Lawn signs with welcoming message pop up around Winnipeg
All money raised through sale of signs goes to Manitoba Interfaith Immigration Council, Esther deGroot says
A Winnipeg woman says she wants to show that everyone is welcome in her city, one lawn sign at a time.
Esther deGroot is selling lawn signs with the words "No matter where you are from, we're glad you're our neighbour" printed in three different languages as a fundraiser.
As the signs started popping up on lawns across the city, deGroot — who grew up in an immigrant family and recently moved to Winnipeg after spending nine years in Haiti — is hopeful the gesture will help Winnipeggers embrace diversity and make newcomers to the city feel a little more welcome.
"If you put the signs on your lawn I think it opens up the possibility for a conversation with somebody who is maybe more scared or maybe who doesn't know about the ... challenges that people have in the countries that they're leaving and the benefits that there are for Canadians when we have a multicultural society," said deGroot.
"I just think if we didn't have this diversity, this would be a very different and a very boring place."
Signs started in U.S., since spread around the world
The idea for the signs came out of a church in Harrisonburg, Va., which set up the signs in August 2015 to share a positive message in the midst of a national dialogue they felt was negative about immigrants.
The idea has since spread around the world, according to the website where deGroot was able to download her own version of the signs to print off here in Winnipeg.
DeGroot first saw the signs during a recent trip to Toronto this summer and said she knew immediately she wanted to see them in Winnipeg.
"I thought that's what I want people to see on my lawn," deGroot said.
After printing off 120 signs at the end of August, deGroot started selling them at local events. She's already sold around 70 and is now selling the signs for $10 out of her home in St. Boniface.
David McPherson put the sign up in his front lawn. He said it's something he wanted to do to because of recent events around the world and in Winnipeg, including anti-Jewish graffiti that was found on a sidewalk near his home in the Wolseley neighbourhood.

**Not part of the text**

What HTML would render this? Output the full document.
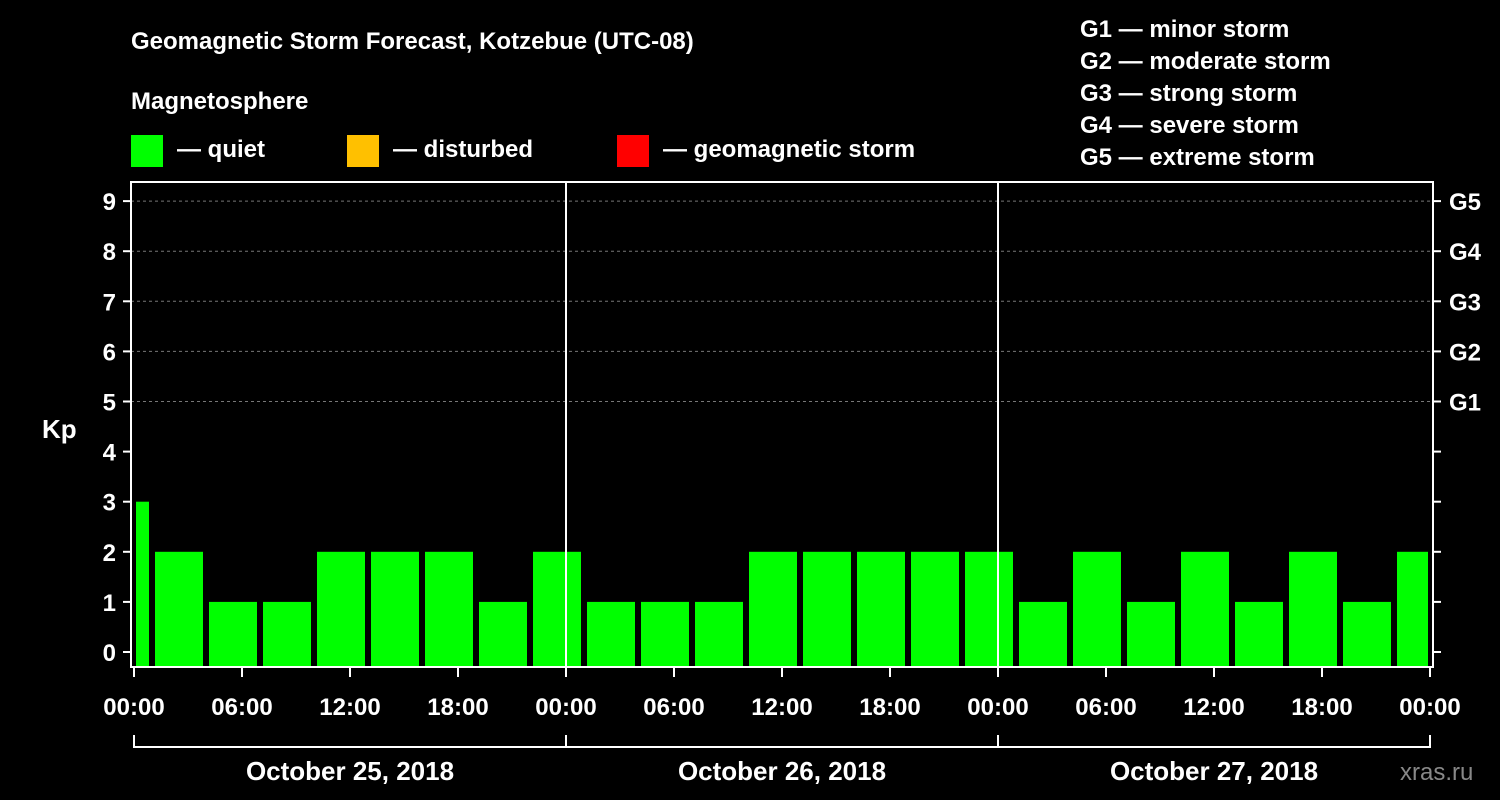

"Those are things that when they're very close to you — like within 50 feet from your front door — you start to be concerned about," he said.
"My concern was that individuals, be they people born in this country or other countries, can frequently be made to [feel] like outsiders and I think… that fear can breed hate and distrust. It's important to not let that hatred and fear and mistrust grow."

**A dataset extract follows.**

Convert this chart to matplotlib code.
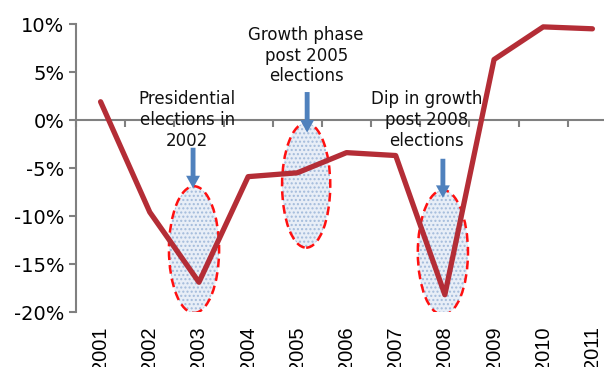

'We have a responsibility'
Alyson Shane lives in Wolseley and called the sign on McPherson's lawn a welcome sight, especially after she says she's seen racist graffiti popping up around the West Broadway neighbourhood recently.
"Messages like this are the reason that I live in this community," she said. "I don't want to live in a society where other people feel unsafe… We have a responsibility to step up and make sure people feel included."
The Winnipeg version of the signs are written in English, Arabic, and French, but they can also be printed in Japanese, Hindi, and Chinese. DeGroot said she is hoping to find help getting them translated into an Indigenous language as well.